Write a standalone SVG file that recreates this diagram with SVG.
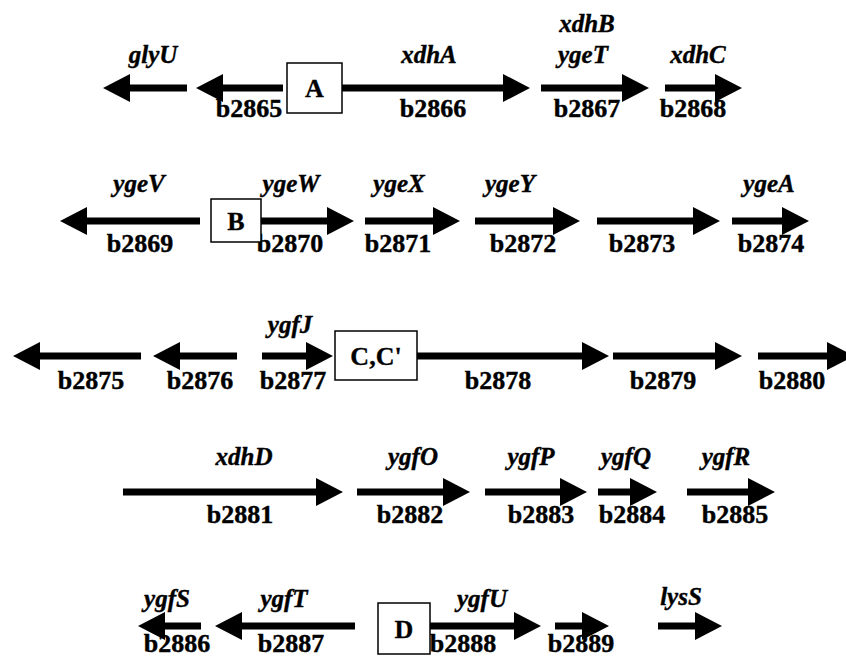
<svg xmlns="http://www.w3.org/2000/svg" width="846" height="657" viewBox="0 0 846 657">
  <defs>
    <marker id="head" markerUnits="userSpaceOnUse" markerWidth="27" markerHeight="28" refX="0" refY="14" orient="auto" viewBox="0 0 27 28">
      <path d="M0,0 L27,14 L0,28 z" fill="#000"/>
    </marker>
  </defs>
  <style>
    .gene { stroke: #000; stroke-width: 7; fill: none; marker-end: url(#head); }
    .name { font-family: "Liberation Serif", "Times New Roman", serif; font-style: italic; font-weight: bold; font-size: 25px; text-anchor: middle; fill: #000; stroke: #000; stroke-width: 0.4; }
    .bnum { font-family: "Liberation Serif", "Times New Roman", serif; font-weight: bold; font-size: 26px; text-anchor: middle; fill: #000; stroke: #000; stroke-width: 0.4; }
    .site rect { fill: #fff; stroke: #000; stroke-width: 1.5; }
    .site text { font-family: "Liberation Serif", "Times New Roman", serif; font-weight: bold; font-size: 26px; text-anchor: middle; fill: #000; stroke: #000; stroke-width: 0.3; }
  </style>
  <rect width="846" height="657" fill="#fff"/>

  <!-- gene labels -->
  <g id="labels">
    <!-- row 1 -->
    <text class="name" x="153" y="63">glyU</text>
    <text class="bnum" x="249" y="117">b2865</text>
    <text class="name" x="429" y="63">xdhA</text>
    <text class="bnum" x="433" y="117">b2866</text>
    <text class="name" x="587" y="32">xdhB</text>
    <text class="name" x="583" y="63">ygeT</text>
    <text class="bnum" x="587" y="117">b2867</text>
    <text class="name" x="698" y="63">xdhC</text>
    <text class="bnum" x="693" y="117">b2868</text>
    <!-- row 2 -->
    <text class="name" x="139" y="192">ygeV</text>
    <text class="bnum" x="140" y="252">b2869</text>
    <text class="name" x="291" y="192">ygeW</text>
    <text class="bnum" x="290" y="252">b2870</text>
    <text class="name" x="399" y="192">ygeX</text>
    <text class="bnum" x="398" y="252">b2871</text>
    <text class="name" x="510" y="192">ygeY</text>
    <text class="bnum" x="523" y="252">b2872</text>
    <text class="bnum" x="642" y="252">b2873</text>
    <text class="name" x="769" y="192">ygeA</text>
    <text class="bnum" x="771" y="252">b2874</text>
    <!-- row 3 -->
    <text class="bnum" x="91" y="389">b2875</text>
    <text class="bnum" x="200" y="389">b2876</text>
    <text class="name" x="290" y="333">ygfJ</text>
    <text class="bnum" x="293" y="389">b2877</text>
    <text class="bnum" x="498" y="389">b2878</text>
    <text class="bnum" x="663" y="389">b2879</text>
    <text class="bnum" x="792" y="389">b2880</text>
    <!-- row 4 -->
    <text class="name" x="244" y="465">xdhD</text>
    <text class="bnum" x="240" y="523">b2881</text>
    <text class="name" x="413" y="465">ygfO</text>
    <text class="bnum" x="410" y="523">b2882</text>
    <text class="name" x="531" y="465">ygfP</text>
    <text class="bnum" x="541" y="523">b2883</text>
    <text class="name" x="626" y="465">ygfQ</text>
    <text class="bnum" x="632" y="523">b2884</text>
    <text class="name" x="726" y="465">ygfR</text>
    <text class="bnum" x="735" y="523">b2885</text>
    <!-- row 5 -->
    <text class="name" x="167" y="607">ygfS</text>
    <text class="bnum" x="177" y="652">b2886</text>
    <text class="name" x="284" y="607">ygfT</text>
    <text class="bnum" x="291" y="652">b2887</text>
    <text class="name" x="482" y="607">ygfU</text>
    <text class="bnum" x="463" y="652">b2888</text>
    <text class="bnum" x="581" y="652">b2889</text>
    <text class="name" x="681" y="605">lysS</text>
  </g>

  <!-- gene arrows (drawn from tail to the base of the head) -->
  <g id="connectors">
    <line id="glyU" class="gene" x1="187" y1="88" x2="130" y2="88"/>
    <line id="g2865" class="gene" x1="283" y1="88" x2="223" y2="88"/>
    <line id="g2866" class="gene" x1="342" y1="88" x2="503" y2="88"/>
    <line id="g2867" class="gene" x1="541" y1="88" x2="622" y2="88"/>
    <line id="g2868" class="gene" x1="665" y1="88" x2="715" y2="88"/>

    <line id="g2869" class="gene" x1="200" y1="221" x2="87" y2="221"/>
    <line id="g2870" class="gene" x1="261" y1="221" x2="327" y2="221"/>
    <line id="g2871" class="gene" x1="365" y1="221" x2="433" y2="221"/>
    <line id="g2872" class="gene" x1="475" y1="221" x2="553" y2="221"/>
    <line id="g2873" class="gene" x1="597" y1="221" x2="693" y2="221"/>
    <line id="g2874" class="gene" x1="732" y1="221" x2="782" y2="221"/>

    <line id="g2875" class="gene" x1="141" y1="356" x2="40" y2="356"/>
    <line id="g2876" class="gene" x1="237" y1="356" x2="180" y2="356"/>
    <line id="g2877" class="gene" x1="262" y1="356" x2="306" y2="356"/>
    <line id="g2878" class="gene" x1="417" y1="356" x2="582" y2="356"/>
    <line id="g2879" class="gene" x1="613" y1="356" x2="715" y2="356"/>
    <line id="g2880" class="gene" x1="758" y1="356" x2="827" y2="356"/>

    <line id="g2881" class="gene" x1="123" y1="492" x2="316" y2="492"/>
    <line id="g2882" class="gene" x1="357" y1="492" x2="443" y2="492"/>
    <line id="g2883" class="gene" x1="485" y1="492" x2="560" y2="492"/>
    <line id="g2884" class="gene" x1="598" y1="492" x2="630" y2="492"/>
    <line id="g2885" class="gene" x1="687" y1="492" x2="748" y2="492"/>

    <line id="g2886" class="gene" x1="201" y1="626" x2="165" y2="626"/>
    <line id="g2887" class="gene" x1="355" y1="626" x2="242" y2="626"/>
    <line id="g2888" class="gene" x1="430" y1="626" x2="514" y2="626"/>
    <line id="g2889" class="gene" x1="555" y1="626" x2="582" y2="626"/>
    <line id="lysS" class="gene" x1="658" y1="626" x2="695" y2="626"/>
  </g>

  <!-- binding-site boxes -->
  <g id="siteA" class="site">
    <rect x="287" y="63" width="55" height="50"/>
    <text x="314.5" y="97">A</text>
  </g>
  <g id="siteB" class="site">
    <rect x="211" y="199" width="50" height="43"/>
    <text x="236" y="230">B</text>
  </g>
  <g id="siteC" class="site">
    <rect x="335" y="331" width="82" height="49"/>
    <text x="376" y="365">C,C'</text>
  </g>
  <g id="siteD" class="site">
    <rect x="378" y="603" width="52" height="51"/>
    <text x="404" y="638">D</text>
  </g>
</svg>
==
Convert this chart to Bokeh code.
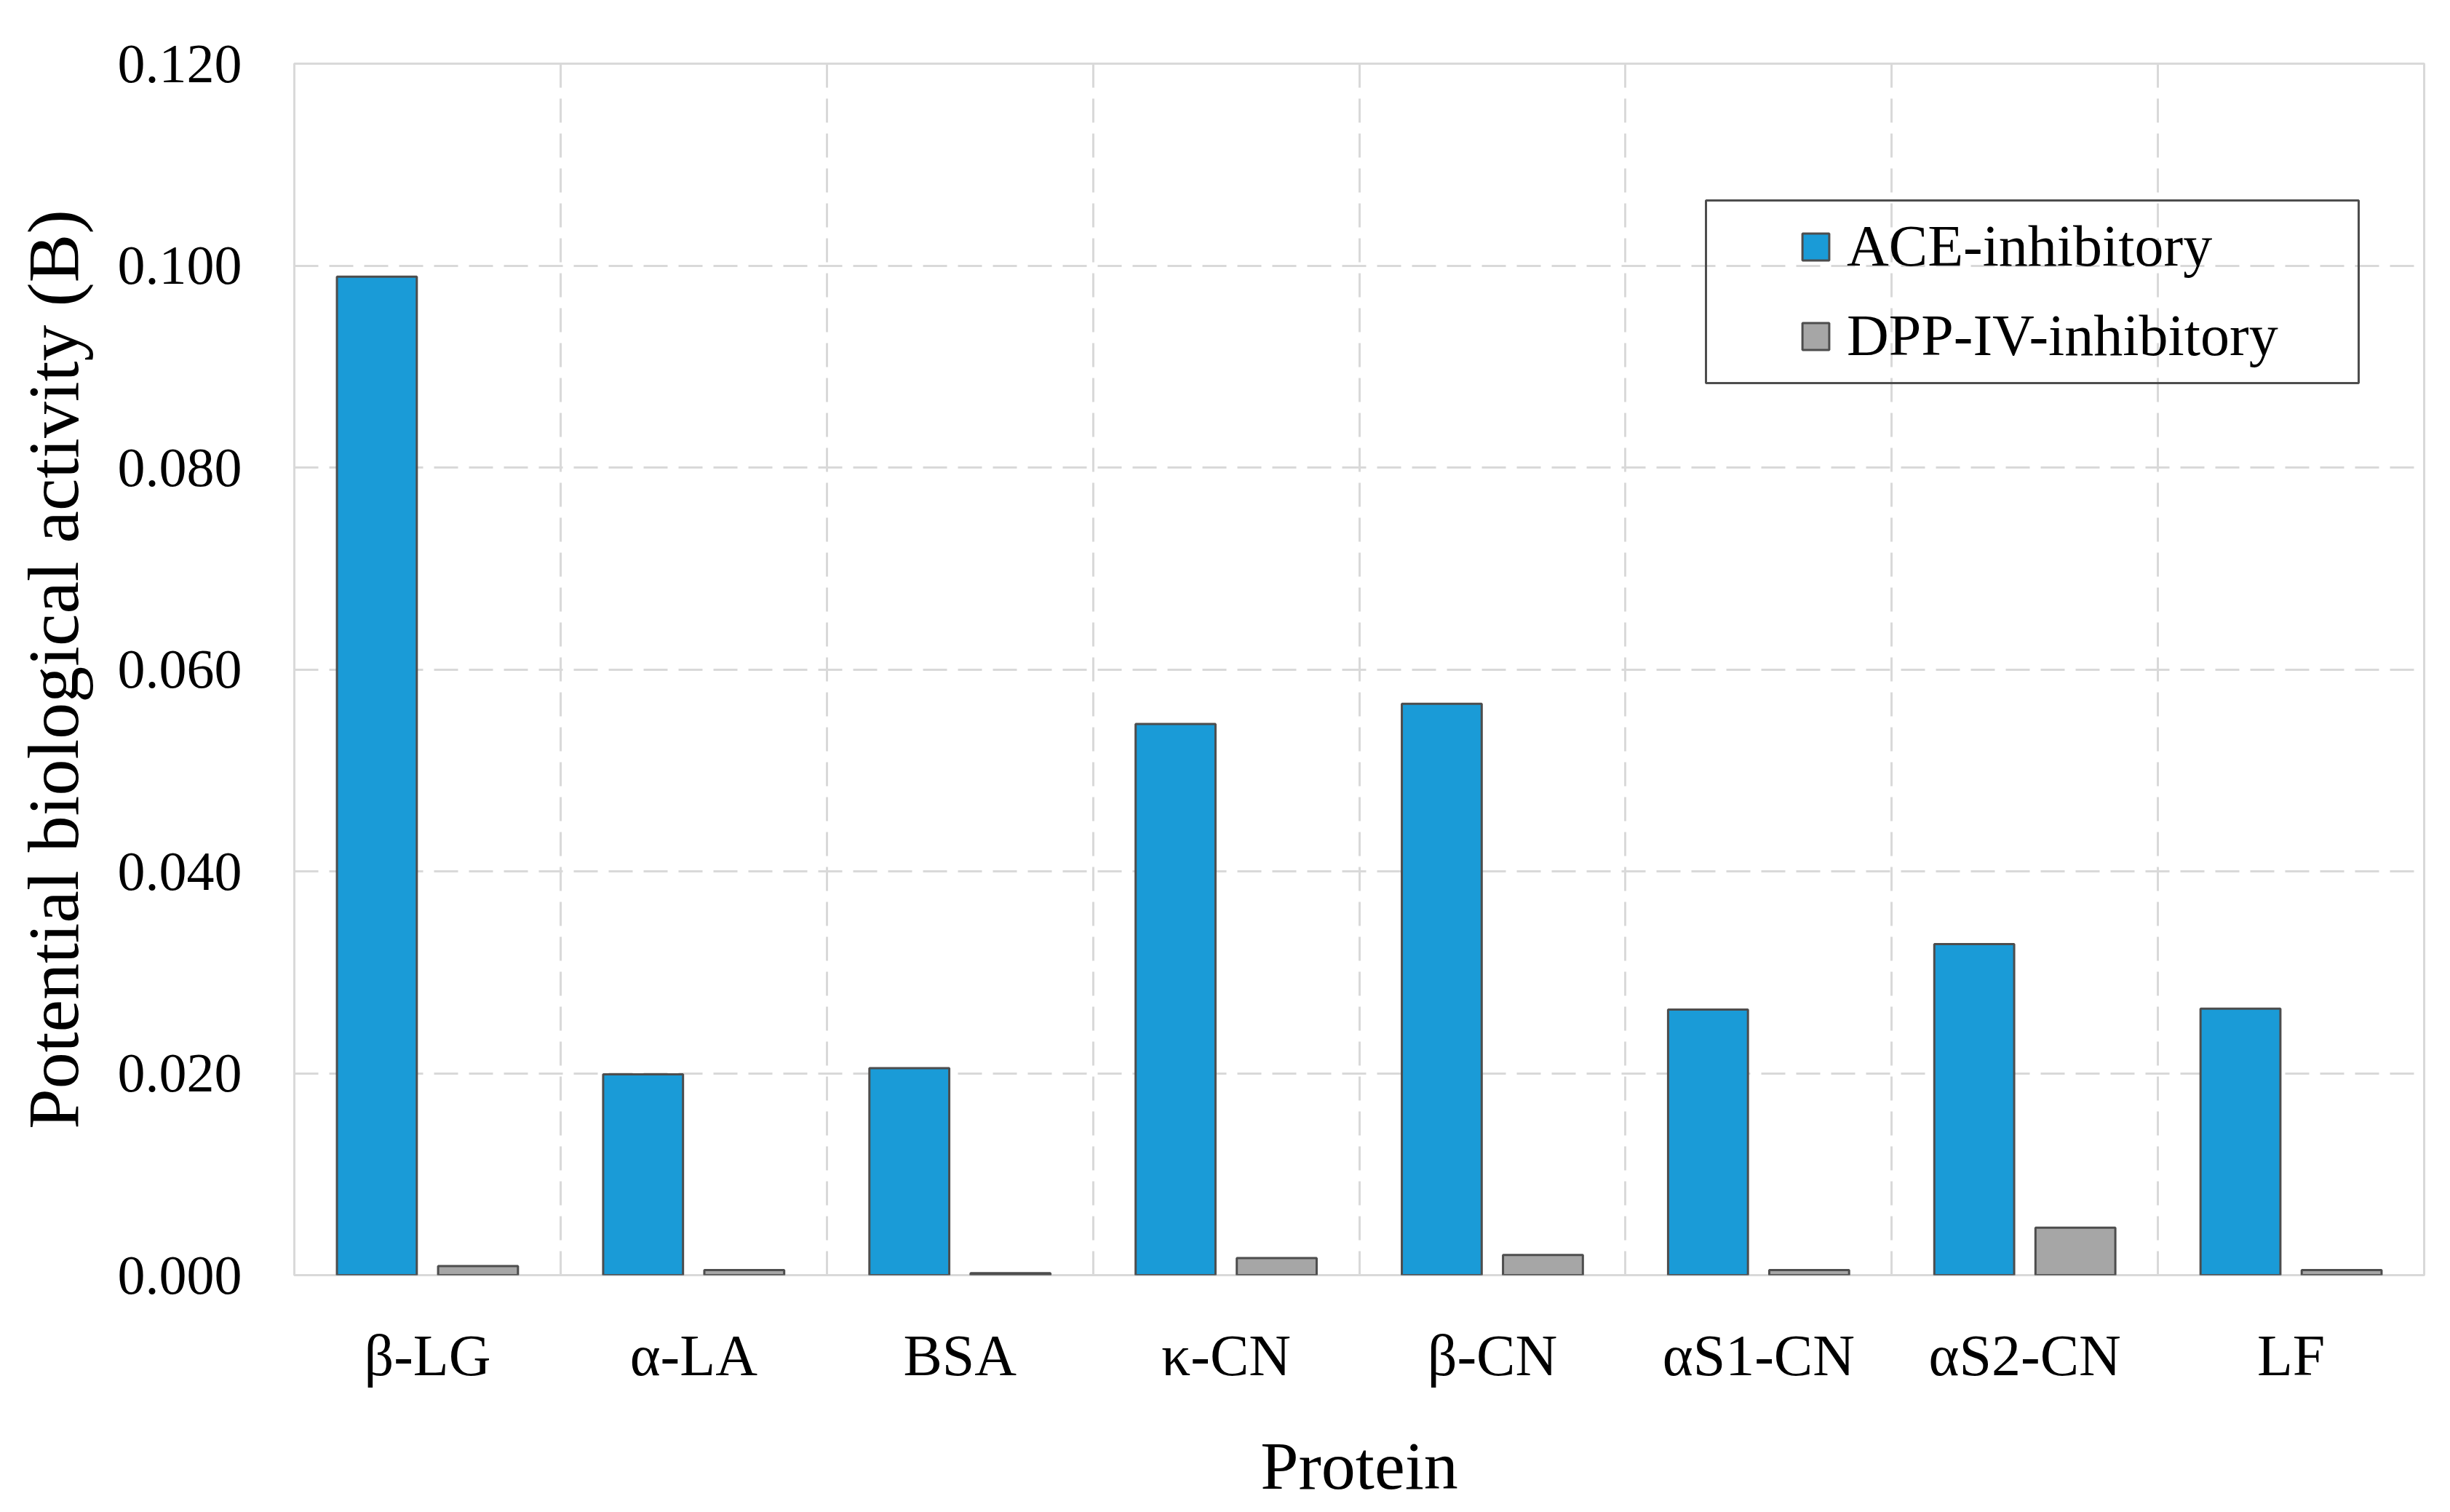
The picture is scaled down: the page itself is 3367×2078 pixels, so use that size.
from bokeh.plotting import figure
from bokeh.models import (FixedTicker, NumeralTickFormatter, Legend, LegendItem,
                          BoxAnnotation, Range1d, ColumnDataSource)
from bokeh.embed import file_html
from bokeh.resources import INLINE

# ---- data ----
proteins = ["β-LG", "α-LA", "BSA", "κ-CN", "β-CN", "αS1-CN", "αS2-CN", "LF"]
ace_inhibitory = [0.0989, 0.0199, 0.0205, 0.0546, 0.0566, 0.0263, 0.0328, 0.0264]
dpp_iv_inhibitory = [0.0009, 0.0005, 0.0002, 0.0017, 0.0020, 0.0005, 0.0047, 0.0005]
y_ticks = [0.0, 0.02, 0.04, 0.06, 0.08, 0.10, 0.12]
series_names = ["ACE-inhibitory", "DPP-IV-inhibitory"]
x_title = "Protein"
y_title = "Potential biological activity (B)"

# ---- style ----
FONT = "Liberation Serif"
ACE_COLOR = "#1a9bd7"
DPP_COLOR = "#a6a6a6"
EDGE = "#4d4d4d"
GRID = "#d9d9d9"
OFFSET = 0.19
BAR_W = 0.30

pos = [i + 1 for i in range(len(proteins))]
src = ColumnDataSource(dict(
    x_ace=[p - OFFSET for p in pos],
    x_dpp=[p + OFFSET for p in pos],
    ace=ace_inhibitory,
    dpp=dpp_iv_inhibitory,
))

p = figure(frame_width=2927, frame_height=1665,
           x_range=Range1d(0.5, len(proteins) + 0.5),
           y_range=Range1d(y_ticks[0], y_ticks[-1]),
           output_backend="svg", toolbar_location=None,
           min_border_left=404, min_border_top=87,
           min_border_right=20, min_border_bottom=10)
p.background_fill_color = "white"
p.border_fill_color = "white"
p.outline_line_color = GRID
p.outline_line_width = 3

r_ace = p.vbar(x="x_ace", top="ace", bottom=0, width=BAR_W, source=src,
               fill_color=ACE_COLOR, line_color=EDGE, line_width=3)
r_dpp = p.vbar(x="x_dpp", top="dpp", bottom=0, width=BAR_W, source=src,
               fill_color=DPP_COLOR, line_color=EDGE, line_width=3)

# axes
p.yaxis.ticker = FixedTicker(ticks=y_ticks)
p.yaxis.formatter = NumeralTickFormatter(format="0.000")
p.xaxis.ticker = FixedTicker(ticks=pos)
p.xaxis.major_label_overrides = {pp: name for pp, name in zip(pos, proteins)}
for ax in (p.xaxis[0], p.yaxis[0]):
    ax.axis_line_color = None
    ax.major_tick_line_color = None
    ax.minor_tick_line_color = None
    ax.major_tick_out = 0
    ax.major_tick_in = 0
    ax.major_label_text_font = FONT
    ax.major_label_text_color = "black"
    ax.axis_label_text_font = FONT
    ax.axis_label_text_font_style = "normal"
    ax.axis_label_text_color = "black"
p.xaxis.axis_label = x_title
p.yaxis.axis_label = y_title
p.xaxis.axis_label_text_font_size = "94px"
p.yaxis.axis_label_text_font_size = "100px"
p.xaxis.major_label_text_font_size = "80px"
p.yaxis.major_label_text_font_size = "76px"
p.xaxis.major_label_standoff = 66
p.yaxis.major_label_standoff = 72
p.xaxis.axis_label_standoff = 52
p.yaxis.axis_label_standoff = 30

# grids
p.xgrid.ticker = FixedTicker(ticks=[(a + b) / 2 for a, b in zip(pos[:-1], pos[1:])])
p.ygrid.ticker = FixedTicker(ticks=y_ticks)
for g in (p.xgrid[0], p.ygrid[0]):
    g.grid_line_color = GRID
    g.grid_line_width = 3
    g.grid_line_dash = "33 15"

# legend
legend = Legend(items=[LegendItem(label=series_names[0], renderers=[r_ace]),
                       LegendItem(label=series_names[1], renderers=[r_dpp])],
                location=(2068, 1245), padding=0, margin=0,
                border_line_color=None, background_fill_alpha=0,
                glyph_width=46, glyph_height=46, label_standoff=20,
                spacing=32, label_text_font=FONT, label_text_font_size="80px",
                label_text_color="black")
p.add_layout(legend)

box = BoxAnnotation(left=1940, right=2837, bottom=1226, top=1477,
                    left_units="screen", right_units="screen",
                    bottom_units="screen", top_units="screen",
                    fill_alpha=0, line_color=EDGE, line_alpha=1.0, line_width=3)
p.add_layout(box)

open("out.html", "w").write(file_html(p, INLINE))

Required task: Show all lines above holding "this".

The answer:
Write a standalone SVG file that recreates this diagram with SVG.
Convert this chart to Bokeh code.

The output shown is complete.